My experience, and several others I have talked to, is completely opposite of yours. Making the claim, even through a 3rd party consultant, was a pain in the ass and the results were very underwhelming. We needed to submit a lot more detail about the work done on the claim than that. Can I ask what years you did your claims?
> You don't have to submit hour-by-hour breakdowns either. You submit what % of an engineers time was spent on SR&ED work and what the engineer's salary is. That's it.

OP here - the breakdowns and spreadsheets shown in this piece were designed by or with the CRA during the CRA's technical audits of one of my companies. The evidence log screenshot, for instance, was a template provided to us during the technical review that we were required to complete. (The claim was eventually accepted unadjusted FWIW.)

It's fine _if you're not audited_.

In Ottawa. We got audited for FY 2013. It was brutal. Took the entire FY 2014 to get our claim. We got it in full because of me explaining everything several times in front of the auditor. It's hard to do because you have to put everything into those specific terms that SR&ED qualifies: experimental development, systems uncertainty, blah blah blah

The man hours spent were not worth it. Nearly killed the company with the cash flow problems as OP mentioned.

Applied again for FY 2014, betting on not getting audited.

CEO asked around, found this runaround/hard audit was common for recent claims. We think it's one of those Harper government, we're-not-saying-there-is-cutback-but-there-is-a-cutback type things.

This post puts into nice terms something I have been feeling for a while regarding my own startup. Why spend 40 hours filling out paperwork when I could spend 40 hours developing the product and actually making money? What good is a tax credit if I didn't pay any taxes because I didn't make any money?
SR&ED is a tax refund - cash in hand at the end of your taxable year.
"if you did not pay taxes". No income, no taxes, no refund, no cash in hand at the end of the year.

Yes if it works anything like the US system you could probably credit that would-be refund towards the following year, or the year after. But is that worth the time away from product when your company needs it the most?

It's actually a refundable tax credit. You receive it even if you have no income or profit (and paid no taxes).
Just forward the article to Bill Vander Zalm; he will descend upon the scene, deus ex machina and magically fix things.

No, don't forward, on second thought. It works better if you just silently pray.

Without divulging problematic details about the industry I work in, let me say that government incentives in the US are not much better. In the industry I work in, the government can step in and crown winners and losers with various grants and subsidies.

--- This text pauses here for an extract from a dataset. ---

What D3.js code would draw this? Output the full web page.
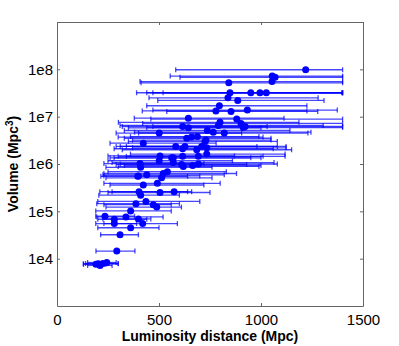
<!DOCTYPE html>
<html>
<head>
<meta charset="utf-8">
<script src="https://cdn.jsdelivr.net/npm/d3@7"></script>
<style>
  body { margin: 0; background: #fff; }
  svg text { font-family: "Liberation Sans", Arial, sans-serif; fill: #000; }
</style>
</head>
<body>
<svg id="chart"></svg>
<script>
// luminosity distance (Mpc), best estimate
const distance = [1219, 1055, 1069, 1054, 842, 848, 950, 995, 1026, 838,
  886, 796, 779, 853, 933, 644, 881, 799, 902, 913,
  791, 616, 644, 501, 737, 766, 820, 636, 660, 688,
  730, 423, 582, 627, 709, 734, 505, 570, 616, 693,
  734, 407, 501, 570, 611, 665, 410, 541, 521, 513,
  399, 440, 423, 492, 402, 410, 505, 574, 436, 387,
  472, 489, 361, 235, 281, 281, 338, 399, 420, 361,
  309, 293, 244, 202, 211, 191, 225, 685, 616, 562,
  619, 693, 725, 922, 396];

// comoving volume (Mpc^3)
const volume = [9.8e7, 7.2e7, 6.8e7, 5.5e7, 5.2e7, 3.2e7, 3.2e7, 3.2e7, 3.2e7, 2.5e7,
  2.2e7, 1.7e7, 1.32e7, 1.29e7, 1.38e7, 9.3e6, 8.9e6, 7.6e6, 7.2e6, 5.9e6,
  6.5e6, 6.2e6, 5.8e6, 4.5e6, 5.1e6, 4.7e6, 4.5e6, 3.5e6, 3.7e6, 3.8e6,
  3.2e6, 2.75e6, 2.35e6, 2.35e6, 2.35e6, 2.2e6, 1.48e6, 1.35e6, 1.45e6, 1.45e6,
  1.62e6, 1.02e6, 1.17e6, 1.07e6, 9.8e5, 9.3e5, 8.5e5, 6.9e5, 6.3e5, 5.1e5,
  5.6e5, 5.9e5, 3.6e5, 3.9e5, 2.6e5, 2.2e5, 2.5e5, 2.6e5, 1.62e5, 1.45e5,
  1.38e5, 1.23e5, 1.02e5, 7.9e4, 6.8e4, 5.5e4, 7.6e4, 6.9e4, 5.5e4, 4.5e4,
  3.2e4, 1.45e4, 8.3e3, 7.8e3, 7.2e3, 7.6e3, 7.9e3, 2.0e6, 2.1e6, 1.35e6,
  8.9e5, 1.0e6, 3.0e6, 6.2e6, 5.5e5];

// lower and upper ends of the distance interval (Mpc)
const distanceLow = [582, 555, 603, 407, 412, 390, 440, 520, 470, 451,
  494, 440, 418, 538, 470, 379, 460, 301, 420, 440,
  309, 320, 350, 290, 330, 380, 400, 330, 300, 360,
  370, 260, 290, 310, 340, 370, 250, 280, 300, 340,
  360, 230, 250, 270, 290, 330, 240, 250, 230, 240,
  230, 225, 260, 230, 210, 205, 250, 270, 200, 195,
  230, 240, 190, 190, 200, 190, 195, 225, 230, 200,
  214, 191, 150, 129, 150, 130, 140, 320, 280, 260,
  300, 310, 350, 470, 215];

const distanceHigh = [1400, 1400, 1400, 1400, 1400, 1400, 1395, 1400, 1400, 1280,
  1309, 1225, 1225, 1278, 1374, 1113, 1400, 1186, 1400, 1400,
  1305, 1030, 1000, 905, 1142, 1245, 1230, 1049, 1010, 990,
  1049, 780, 980, 1123, 1080, 1123, 870, 950, 1118, 1010,
  1118, 720, 860, 1064, 930, 1000, 760, 830, 880, 760,
  700, 820, 720, 800, 660, 600, 750, 640, 700, 600,
  560, 610, 560, 380, 440, 390, 520, 460, 590, 500,
  399, 382, 290, 300, 270, 240, 300, 1150, 1060, 1000,
  990, 1080, 1080, 1400, 640];

const xTicks = [0, 500, 1000, 1500];
const yTicks = [1e4, 1e5, 1e6, 1e7, 1e8];

const width = 399, height = 346;
const margin = {top: 22, right: 36, bottom: 40, left: 57};

const svg = d3.select('#chart')
    .attr('width', width)
    .attr('height', height);

const x = d3.scaleLinear()
    .domain([0, 1500])
    .range([margin.left, width - margin.right]);

const y = d3.scaleLog()
    .domain([1e3, 1e9])
    .range([height - margin.bottom, margin.top]);

const data = distance.map((d, i) => ({
  d: d, v: volume[i], lo: distanceLow[i], hi: distanceHigh[i]
}));

// error bars
const bars = svg.append('g')
    .attr('stroke', '#0000ff')
    .attr('stroke-opacity', 0.72)
    .attr('stroke-width', 1.3);

bars.selectAll('line.bar')
  .data(data)
  .join('line')
    .attr('class', 'bar')
    .attr('x1', p => x(p.lo))
    .attr('x2', p => x(p.hi))
    .attr('y1', p => y(p.v))
    .attr('y2', p => y(p.v));

const capH = 2.5;
bars.selectAll('line.capL')
  .data(data)
  .join('line')
    .attr('class', 'capL')
    .attr('x1', p => x(p.lo)).attr('x2', p => x(p.lo))
    .attr('y1', p => y(p.v) - capH).attr('y2', p => y(p.v) + capH);

bars.selectAll('line.capR')
  .data(data)
  .join('line')
    .attr('class', 'capR')
    .attr('x1', p => x(p.hi)).attr('x2', p => x(p.hi))
    .attr('y1', p => y(p.v) - capH).attr('y2', p => y(p.v) + capH);

// markers
svg.append('g')
  .selectAll('circle')
  .data(data)
  .join('circle')
    .attr('cx', p => x(p.d))
    .attr('cy', p => y(p.v))
    .attr('r', 3.5)
    .attr('fill', '#0000ff');

// axes (MATLAB-style box, ticks pointing inwards)
const fmtY = v => '1e' + Math.round(Math.log10(v));
const tickLen = 3;

svg.append('g')
    .attr('transform', `translate(0,${height - margin.bottom})`)
    .call(d3.axisBottom(x).tickValues(xTicks).tickSizeInner(-tickLen).tickSizeOuter(0)
      .tickPadding(8).tickFormat(d3.format('d')));

svg.append('g')
    .attr('transform', `translate(0,${margin.top})`)
    .call(d3.axisTop(x).tickValues(xTicks).tickSizeInner(-tickLen).tickSizeOuter(0).tickFormat(''));

svg.append('g')
    .attr('transform', `translate(${margin.left},0)`)
    .call(d3.axisLeft(y).tickValues(yTicks).tickSizeInner(-tickLen).tickSizeOuter(0).tickPadding(4).tickFormat(fmtY));

svg.append('g')
    .attr('transform', `translate(${width - margin.right},0)`)
    .call(d3.axisRight(y).tickValues(yTicks).tickSizeInner(-tickLen).tickSizeOuter(0).tickFormat(''));

svg.selectAll('.domain').attr('stroke', '#666');
svg.selectAll('.tick line').attr('stroke', '#666');
svg.selectAll('.tick text')
    .style('font-size', '15px')
    .style('font-family', '"Liberation Sans", Arial, sans-serif')
    .attr('fill', '#000');

// axis titles
svg.append('text')
    .attr('x', (margin.left + width - margin.right) / 2)
    .attr('y', 341)
    .attr('text-anchor', 'middle')
    .style('font-size', '14px')
    .style('font-weight', 'bold')
    .text('Luminosity distance (Mpc)');

const yTitle = svg.append('text')
    .attr('transform', `translate(18,${(margin.top + height - margin.bottom) / 2}) rotate(-90)`)
    .attr('text-anchor', 'middle')
    .style('font-size', '14px')
    .style('font-weight', 'bold');
yTitle.append('tspan').text('Volume (Mpc');
yTitle.append('tspan').attr('dy', -5).style('font-size', '10px').text('3');
yTitle.append('tspan').attr('dy', 5).text(')');
</script>
</body>
</html>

These grants and subsidies are so lucrative in fact, that many businessmen in this space are really not entrepreneurs so much as expert lobbyists.

The net result for society is actually much worse than just free market competition, because the companies that just focus on product can actually end up worse off than the companies with third-rate products that focused on making friends with politicians and bureaucrats.

And yet the industry is addicted to these subsidies and contracts. Its the only way of doing business that they are familiar with. They can't imagine the same industry without the government's involvement. As a result, I think the American industry is about to have an existential crisis when competitors from abroad arrive on these shores with new products that are actually built for novel markets, and not for a bureaucratic selection committee.

> that many businessmen in this space are really not entrepreneurs so much as expert lobbyists.

We call those "SBIR Farms". Get rewarded not on the products you create but by the paperwork you fill out.

Great article by Ben -- see many comments that SR&ED isn't "that bad". The first time, it might not be. As you scale and add more engineers, the risk of audit starts to outweigh any benefit.
As you scale and add engineers, you should be adding operations people and documenting your system anyway. You'll be able to better determine exactly how much time is development time, and have the benefit of not needing your most valuable people doing firefighting work.
It's not a strict calculation of "how much is development time". For things like IRAP, the time spent has to be cataloged against a specific R&D project you've received the grant for. For SR&ED, you will be laughed at for claiming 100% of an engineers time.

There's a chasm between SR&ED being "easy" with less than 5 people and when you have enough "operations people" to make this "easy again"; I would bet that most companies don't have the operations resources until they are well over 50 people. At 50+ people, you're past the point where these grants can have the most impact.